British Electricity Authority
(1948–1955)
Central Electricity Authority
(1955–1957)
Central Electricity Generating Board
(1958–1984)
Operator(s) Operated by owner
grid reference TQ3961079623

Blackwall Point Power Station was a coal-fired power station on the east side of the Greenwich Peninsula, in London. An early station from the 1890s was replaced in 1951 by a new station, which itself ceased operation in 1984. The station was constructed on a three-acre site at the north-west end of River Way to the south-east of the South Metropolitan Gasworks, since redeveloped as East Parkside.

History

The first Blackwall Point power station was built on the site of the East Greenwich tide mill by the Blackheath and Greenwich Electric Light Co. and began to supply the area in 1900. By the time it closed in 1947 it had a capacity of 15 MW.

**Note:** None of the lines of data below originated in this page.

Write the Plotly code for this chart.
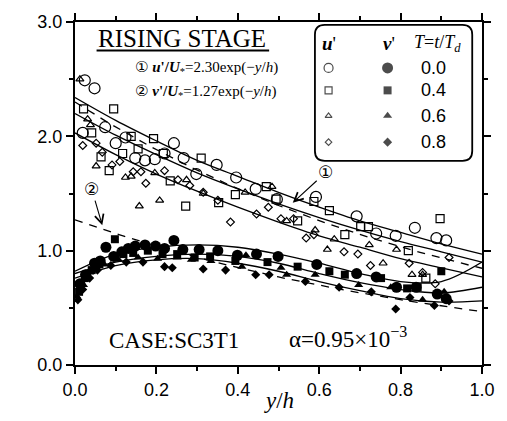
import numpy as np
import plotly.graph_objects as go

# ---- measured turbulence intensities, rising stage ----
# u' (streamwise), one list pair per T = t/Td
u_T00_x = [0.024, 0.048, 0.019, 0.074, 0.10, 0.124, 0.148, 0.172, 0.196, 0.22, 0.243, 0.267,
           0.298, 0.348, 0.396, 0.444, 0.496, 0.592, 0.692, 0.74, 0.788, 0.835, 0.888, 0.912]
u_T00_y = [2.49, 2.42, 2.03, 2.08, 1.94, 1.99, 1.81, 1.79, 1.80, 1.85, 1.94, 1.81,
           1.67, 1.75, 1.64, 1.54, 1.45, 1.47, 1.30, 1.15, 1.13, 1.20, 1.11, 1.09]

u_T04_x = [0.021, 0.041, 0.064, 0.084, 0.095, 0.117, 0.138, 0.155, 0.193, 0.217, 0.234, 0.272,
           0.31, 0.353, 0.394, 0.47, 0.494, 0.547, 0.587, 0.625, 0.663, 0.702, 0.721, 0.819,
           0.862, 0.897]
u_T04_y = [2.24, 2.03, 1.82, 1.70, 2.24, 1.85, 2.00, 1.89, 1.98, 1.85, 1.61, 1.39,
           1.81, 1.42, 1.49, 1.56, 1.45, 1.26, 1.43, 1.35, 1.14, 1.21, 1.21, 1.00,
           0.76, 1.28]

u_T06_x = [0.012, 0.031, 0.038, 0.052, 0.124, 0.138, 0.158, 0.196, 0.208, 0.274, 0.315, 0.418,
           0.484, 0.52, 0.59, 0.637, 0.62, 0.723, 0.757, 0.79, 0.828, 0.854]
u_T06_y = [2.50, 2.15, 2.10, 1.74, 1.64, 1.65, 1.39, 1.68, 1.44, 1.62, 1.50, 1.51,
           1.56, 1.26, 1.18, 1.10, 1.01, 1.05, 0.89, 1.01, 0.79, 0.79]

u_T08_x = [0.019, 0.052, 0.067, 0.091, 0.11, 0.143, 0.162, 0.174, 0.22, 0.253, 0.282, 0.315,
           0.351, 0.382, 0.446, 0.475, 0.506, 0.537, 0.568, 0.587, 0.661, 0.695, 0.726, 0.821,
           0.854, 0.885, 0.919]
u_T08_y = [1.92, 1.94, 1.86, 1.75, 1.78, 1.69, 1.69, 1.59, 1.70, 1.62, 1.57, 1.51,
           1.44, 1.25, 1.32, 1.38, 1.28, 1.28, 1.11, 1.14, 0.99, 0.97, 0.87, 0.89,
           0.81, 0.71, 0.94]

# v' (vertical)
v_T00_x = [0.012, 0.026, 0.048, 0.062, 0.076, 0.095, 0.115, 0.131, 0.148, 0.172, 0.198, 0.22,
           0.243, 0.265, 0.305, 0.351, 0.399, 0.446, 0.499, 0.594, 0.692, 0.74, 0.79, 0.838,
           0.89, 0.912]
v_T00_y = [0.71, 0.79, 0.89, 0.91, 1.03, 0.95, 0.99, 1.02, 1.04, 1.05, 1.04, 1.02,
           1.09, 1.01, 1.01, 1.00, 0.96, 0.97, 0.95, 0.88, 0.80, 0.77, 0.68, 0.68,
           0.62, 0.58]

v_T04_x = [0.01, 0.024, 0.041, 0.06, 0.098, 0.119, 0.143, 0.179, 0.215, 0.251, 0.294, 0.332,
           0.394, 0.473, 0.547, 0.625, 0.663, 0.752, 0.816, 0.842, 0.9]
v_T04_y = [0.64, 0.76, 0.83, 0.88, 1.10, 0.97, 0.98, 1.00, 0.97, 0.97, 0.94, 0.95,
           0.91, 0.90, 0.86, 0.82, 0.79, 0.76, 0.67, 0.68, 0.82]

v_T06_x = [0.005, 0.021, 0.036, 0.072, 0.107, 0.155, 0.203, 0.251, 0.286, 0.334, 0.41, 0.42,
           0.506, 0.52, 0.59, 0.697, 0.776, 0.854, 0.907]
v_T06_y = [0.60, 0.70, 0.81, 0.88, 0.92, 0.94, 0.93, 0.94, 0.92, 0.91, 0.86, 0.96,
           0.85, 0.79, 0.79, 0.70, 0.68, 0.57, 0.64]

v_T08_x = [0.007, 0.019, 0.036, 0.055, 0.088, 0.126, 0.167, 0.22, 0.239, 0.315, 0.37, 0.444,
           0.477, 0.566, 0.649, 0.728, 0.788, 0.823, 0.883, 0.919]
v_T08_y = [0.57, 0.66, 0.76, 0.83, 0.87, 0.90, 0.90, 0.86, 0.85, 0.84, 0.83, 0.79,
           0.79, 0.73, 0.68, 0.64, 0.49, 0.59, 0.52, 0.56]

# fitted curves (solid), sampled at y/h = 0, 0.1, ..., 1.0
fit_x = [0.0, 0.1, 0.2, 0.3, 0.4, 0.5, 0.6, 0.7, 0.8, 0.9, 1.0]
u_fit_upper = [2.34, 2.14, 1.96, 1.79, 1.65, 1.51, 1.38, 1.26, 1.16, 1.06, 0.97]
u_fit_middle = [2.20, 2.01, 1.84, 1.68, 1.54, 1.41, 1.29, 1.18, 1.08, 0.99, 0.90]
u_fit_lower = [2.03, 1.84, 1.67, 1.52, 1.38, 1.25, 1.13, 1.03, 0.93, 0.85, 0.77]
v_fit_upper = [0.82, 0.97, 1.03, 1.05, 1.03, 0.97, 0.89, 0.80, 0.73, 0.73, 0.90]
v_fit_middle = [0.80, 0.90, 0.95, 0.97, 0.95, 0.89, 0.80, 0.72, 0.66, 0.63, 0.68]
v_fit_lower = [0.76, 0.87, 0.92, 0.93, 0.89, 0.82, 0.73, 0.65, 0.58, 0.55, 0.56]

# universal laws (dashed): u'/U* = 2.30 exp(-y/h), v'/U* = 1.27 exp(-y/h)
law_coef_u = 2.30
law_coef_v = 1.27

T_labels = ["0.0", "0.4", "0.6", "0.8"]

SERIF = "Liberation Serif, Times New Roman, serif"
SANS = "Liberation Sans, Arial, sans-serif"
CIRC = "<span style='font-family:DejaVu Sans'>{}</span>"

open_symbols = ["circle-open", "square-open", "triangle-up-open", "diamond-open"]
filled_symbols = ["circle", "square", "triangle-up", "diamond"]
open_sizes = [11, 8, 7, 6]
filled_sizes = [11, 8, 8, 7]

fig = go.Figure()

# fitted and law curves
for curve in (u_fit_upper, u_fit_middle, u_fit_lower, v_fit_upper, v_fit_middle, v_fit_lower):
    fig.add_trace(go.Scatter(x=fit_x, y=curve, mode="lines", line_shape="spline",
                             line=dict(color="black", width=1.3), showlegend=False,
                             hoverinfo="skip"))

law_x = np.linspace(0, 1, 101)
for coef in (law_coef_u, law_coef_v):
    fig.add_trace(go.Scatter(x=law_x, y=coef * np.exp(-law_x), mode="lines",
                             line=dict(color="black", width=1.3, dash="8px,7px"),
                             showlegend=False, hoverinfo="skip"))

u_sets = [(u_T00_x, u_T00_y), (u_T04_x, u_T04_y), (u_T06_x, u_T06_y), (u_T08_x, u_T08_y)]
v_sets = [(v_T00_x, v_T00_y), (v_T04_x, v_T04_y), (v_T06_x, v_T06_y), (v_T08_x, v_T08_y)]

for i, (xs, ys) in enumerate(u_sets):
    fig.add_trace(go.Scatter(x=xs, y=ys, mode="markers", showlegend=False,
                             marker=dict(symbol=open_symbols[i], size=open_sizes[i],
                                         color="black", line=dict(width=1.2, color="black"))))
for i, (xs, ys) in enumerate(v_sets):
    fig.add_trace(go.Scatter(x=xs, y=ys, mode="markers", showlegend=False,
                             marker=dict(symbol=filled_symbols[i], size=filled_sizes[i],
                                         color="black", line=dict(width=0))))

# ---- key box (top right) ----
key_col_u, key_col_v, key_col_T = 0.623, 0.768, 0.881
key_rows = [2.598, 2.402, 2.179, 1.949]
key_open_sizes = [9, 7, 6, 5]
key_filled_sizes = [11, 8, 8, 7]
fig.add_trace(go.Scatter(x=[key_col_u] * 4, y=key_rows, mode="markers", showlegend=False,
                         hoverinfo="skip",
                         marker=dict(symbol=open_symbols, size=key_open_sizes, color="black",
                                     line=dict(width=1.2, color="black"))))
fig.add_trace(go.Scatter(x=[key_col_v] * 4, y=key_rows, mode="markers", showlegend=False,
                         hoverinfo="skip",
                         marker=dict(symbol=filled_symbols, size=key_filled_sizes, color="black",
                                     line=dict(width=0))))

x0, x1, y0, y1 = 0.5895, 0.976, 1.786, 2.974
rx, ry = 0.024, 0.085
box_path = (f"M{x0+rx},{y1} L{x1-rx},{y1} Q{x1},{y1} {x1},{y1-ry} "
            f"L{x1},{y0+ry} Q{x1},{y0} {x1-rx},{y0} L{x0+rx},{y0} "
            f"Q{x0},{y0} {x0},{y0+ry} L{x0},{y1-ry} Q{x0},{y1} {x0+rx},{y1} Z")

annotations = []
for lbl, yy in zip(T_labels, key_rows):
    annotations.append(dict(x=key_col_T, y=yy, text=lbl, showarrow=False,
                            font=dict(family=SANS, size=18, color="black")))
annotations += [
    dict(x=0.625, y=2.812, text="<b><i>u</i></b>'", showarrow=False,
         font=dict(family=SERIF, size=19, color="black")),
    dict(x=0.771, y=2.812, text="<b><i>v</i></b>'", showarrow=False,
         font=dict(family=SERIF, size=19, color="black")),
    dict(x=0.890, y=2.812, text="<i>T</i>=<i>t</i>/<i>T<sub>d</sub></i>", showarrow=False,
         font=dict(family=SERIF, size=18, color="black")),
    # heading and laws
    dict(x=0.263, y=2.855, text="RISING STAGE", showarrow=False,
         font=dict(family=SERIF, size=25, color="black")),
    dict(x=0.143, y=2.598, xanchor="left",
         text=CIRC.format("\u2460") + " <b><i>u</i>'/<i>U</i></b><sub>*</sub>=2.30exp(\u2212<i>y</i>/<i>h</i>)",
         showarrow=False, font=dict(family=SERIF, size=15, color="black")),
    dict(x=0.143, y=2.393, xanchor="left",
         text=CIRC.format("\u2461") + " <b><i>v</i>'/<i>U</i></b><sub>*</sub>=1.27exp(\u2212<i>y</i>/<i>h</i>)",
         showarrow=False, font=dict(family=SERIF, size=15, color="black")),
    # pointers to the law curves
    dict(x=0.535, y=1.419, ax=0.616, ay=1.684, axref="x", ayref="y",
         text=CIRC.format("\u2460"), showarrow=True, arrowhead=5, arrowsize=1.6,
         arrowwidth=1.1, arrowcolor="black",
         font=dict(family=SERIF, size=17, color="black")),
    dict(x=0.067, y=1.222, ax=0.041, ay=1.538, axref="x", ayref="y",
         text=CIRC.format("\u2461"), showarrow=True, arrowhead=5, arrowsize=1.6,
         arrowwidth=1.1, arrowcolor="black",
         font=dict(family=SERIF, size=17, color="black")),
    # case info
    dict(x=0.079, y=0.214, xanchor="left", text="CASE:SC3T1", showarrow=False,
         font=dict(family=SERIF, size=23, color="black")),
    dict(x=0.52, y=0.24, xanchor="left", text="\u03b1=0.95\u00d710<sup>\u22123</sup>",
         showarrow=False, font=dict(family=SERIF, size=23, color="black")),
    # axis titles
    dict(x=-0.165, y=1.5, xref="x", yref="y", textangle=-90,
         text="<i>u</i>' / <i>U</i><sub>*</sub>, <i>v</i>' / <i>U</i><sub>*</sub>",
         showarrow=False, font=dict(family=SERIF, size=23, color="black")),
    dict(x=0.5, y=-0.06, xref="paper", yref="paper", yanchor="top",
         text="<i>y</i>/<i>h</i>", showarrow=False,
         font=dict(family=SERIF, size=23, color="black")),
]

shapes = [
    dict(type="path", path=box_path, xref="x", yref="y",
         line=dict(color="black", width=1.8)),
    dict(type="line", xref="x", yref="y", x0=0.053, x1=0.477, y0=2.75, y1=2.75,
         line=dict(color="black", width=2)),
]

axis_common = dict(showline=True, linecolor="black", linewidth=2, mirror="ticks",
                   ticks="outside", ticklen=7, tickwidth=1.5, tickcolor="black",
                   showgrid=False, zeroline=False,
                   tickfont=dict(family=SANS, size=18, color="black"))

fig.update_layout(
    width=507, height=421,
    margin=dict(l=75, r=13, t=14, b=56),
    paper_bgcolor="white", plot_bgcolor="white",
    showlegend=False,
    xaxis=dict(range=[0, 1], tickvals=[0, 0.2, 0.4, 0.6, 0.8, 1.0],
               ticktext=["0.0", "0.2", "0.4", "0.6", "0.8", "1.0"],
               minor=dict(tickvals=[0.1, 0.3, 0.5, 0.7, 0.9], ticks="outside", ticklen=4,
                          tickcolor="black"),
               **axis_common),
    yaxis=dict(range=[0, 3], tickvals=[0, 1, 2, 3], ticktext=["0.0", "1.0", "2.0", "3.0"],
               minor=dict(tickvals=[0.5, 1.5, 2.5], ticks="outside", ticklen=4,
                          tickcolor="black"),
               **axis_common),
    annotations=annotations,
    shapes=shapes,
)

fig.write_html("out.html")
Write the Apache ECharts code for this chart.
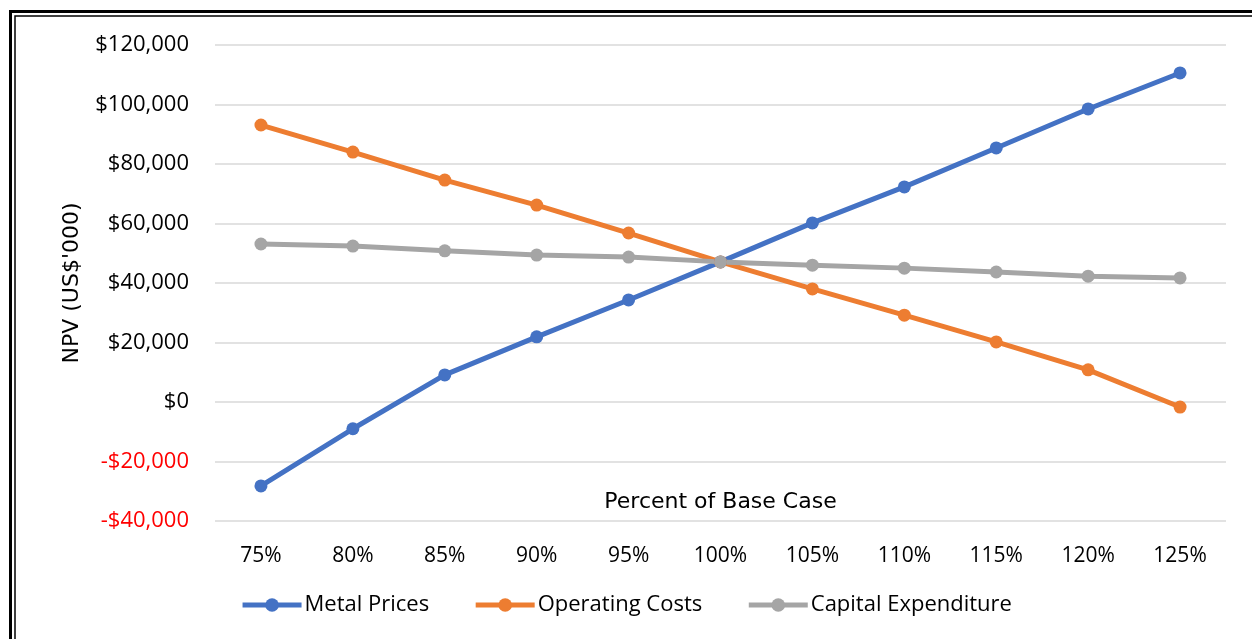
<!DOCTYPE html>
<html>
<head>
<meta charset="utf-8">
<script src="https://cdn.jsdelivr.net/npm/echarts@6/dist/echarts.min.js"></script>
<style>
  html, body { margin: 0; padding: 0; background: #fff; }
  #chart { width: 1252px; height: 639px; }
</style>
</head>
<body>
<div id="chart"></div>
<script>
// Sensitivity of NPV to changes in key inputs (US$'000)
const categories = ['75%', '80%', '85%', '90%', '95%', '100%', '105%', '110%', '115%', '120%', '125%'];
const metalPrices = [-28200, -9000, 9100, 21900, 34300, 47100, 60200, 72300, 85400, 98500, 110600];
const operatingCosts = [93100, 84000, 74600, 66200, 56800, 47100, 38000, 29200, 20200, 10800, -1700];
const capitalExpenditure = [53100, 52400, 50800, 49400, 48700, 47100, 46000, 45000, 43700, 42300, 41700];
const yMin = -40000, yMax = 120000, yStep = 20000;

const FONT = '"Open Sans", Lato, sans-serif';
const TITLE_FONT = '"DejaVu Sans", sans-serif';

const GRID = { left: 215, right: 26, top: 45, bottom: 118 };

function money(v) {
  const s = '$' + Math.abs(v).toLocaleString('en-US');
  return v < 0 ? '-' + s : s;
}

function lineSeries(name, data, color) {
  return {
    name, type: 'line', data,
    symbol: 'circle', symbolSize: 13,
    lineStyle: { width: 5, color },
    itemStyle: { color },
    emphasis: { disabled: true }
  };
}

const chart = echarts.init(document.getElementById('chart'));
const plotCenterX = GRID.left + (1252 - GRID.left - GRID.right) / 2;

chart.setOption({
  animation: false,
  color: ['#4472C4', '#ED7D31', '#A5A5A5'],
  textStyle: { fontFamily: FONT },
  graphic: [
    // double frame round the chart
    { type: 'rect', shape: { x: 10.5, y: 11.5, width: 1400, height: 800 },
      style: { fill: 'none', stroke: '#000', lineWidth: 3 }, silent: true },
    { type: 'rect', shape: { x: 15, y: 16, width: 1400, height: 800 },
      style: { fill: 'none', stroke: '#000', lineWidth: 1.5 }, silent: true },
    // horizontal axis title, sitting inside the plot above the bottom gridline
    { type: 'text', x: plotCenterX, y: 502, silent: true,
      style: { text: 'Percent of Base Case', fill: '#000', fontSize: 22,
               fontFamily: TITLE_FONT, align: 'center', verticalAlign: 'middle' } }
  ],
  grid: GRID,
  legend: {
    top: 589, left: 'center',
    itemWidth: 59, itemHeight: 17, itemGap: 44,
    lineStyle: { width: 5 },
    textStyle: { fontSize: 22, color: '#000', fontFamily: FONT, padding: [0, 0, 0, -2] },
    data: ['Metal Prices', 'Operating Costs', 'Capital Expenditure']
  },
  xAxis: {
    type: 'category', data: categories, boundaryGap: true,
    axisLine: { show: false }, axisTick: { show: false },
    axisLabel: { fontSize: 21, color: '#000', margin: 25, fontFamily: FONT }
  },
  yAxis: {
    type: 'value', min: yMin, max: yMax, interval: yStep,
    name: "NPV (US$'000)", nameLocation: 'middle', nameGap: 132, nameRotate: 90,
    nameTextStyle: { fontSize: 22, color: '#000', fontFamily: TITLE_FONT },
    axisLine: { show: false }, axisTick: { show: false },
    axisLabel: {
      fontSize: 22, margin: 26, fontFamily: FONT,
      formatter: v => money(v),
      color: v => (v < 0 ? '#FF0000' : '#000')
    },
    splitLine: { lineStyle: { color: '#D9D9D9', width: 1.5 } }
  },
  series: [
    lineSeries('Metal Prices', metalPrices, '#4472C4'),
    lineSeries('Operating Costs', operatingCosts, '#ED7D31'),
    lineSeries('Capital Expenditure', capitalExpenditure, '#A5A5A5')
  ]
});
</script>
</body>
</html>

Blackwall Point Power Station 2
Blackwall Point Power Station seen from the east, 1973

The replacement station was planned by the South Metropolitan Electric Light and Power Co. from 1947. Following nationalisation of the electricity industry in 1948, planning and construction was taken over by the British Electricity Authority (BEA) which opened the station in 1952 on a small 3.5-acre site. It was the first London power station designed to be fired exclusively by pulverised coal. Coal from overhead bunkers was ground to a powder by pressurised mills and transported to the furnace by air fans. Coal was delivered to the station via a coaling pier on the river. The building was a steel framed structure with brick and glass cladding. The box-like boiler house was to the north of the low engine room, the switch house was to the left. There was a single reinforced concrete chimney.

The station was equipped with three nominal 30 MW turbo alternators generating at 11 kV and supplied by the English Electric Company, giving the station a generating capacity of 90 MW. Steam was supplied by three coal-fired Babcock & Wilcox boilers, with condenser cooling water taken from the river. The maximum steam capacity of the boilers was 1,095,000 lb/hr (138 kg/s). Steam pressure and temperature at the turbine stop valves was 600 psi (41.4 bar) and 454 °C. In 1954 the station used 167,000 tons of coal.

The first turbo-alternator set was commissioned in the summer of 1951, subsequent sets coming into use by the spring of 1952.

Blackwall Point was originally in the London Division of the BEA, which subsequently became the Central Electricity Authority (1955–57) and from 1958 the Central Electricity Generating Board.

Electricity output

Electricity output from Blackwell Point power station over the period 1961–1981 was as follows.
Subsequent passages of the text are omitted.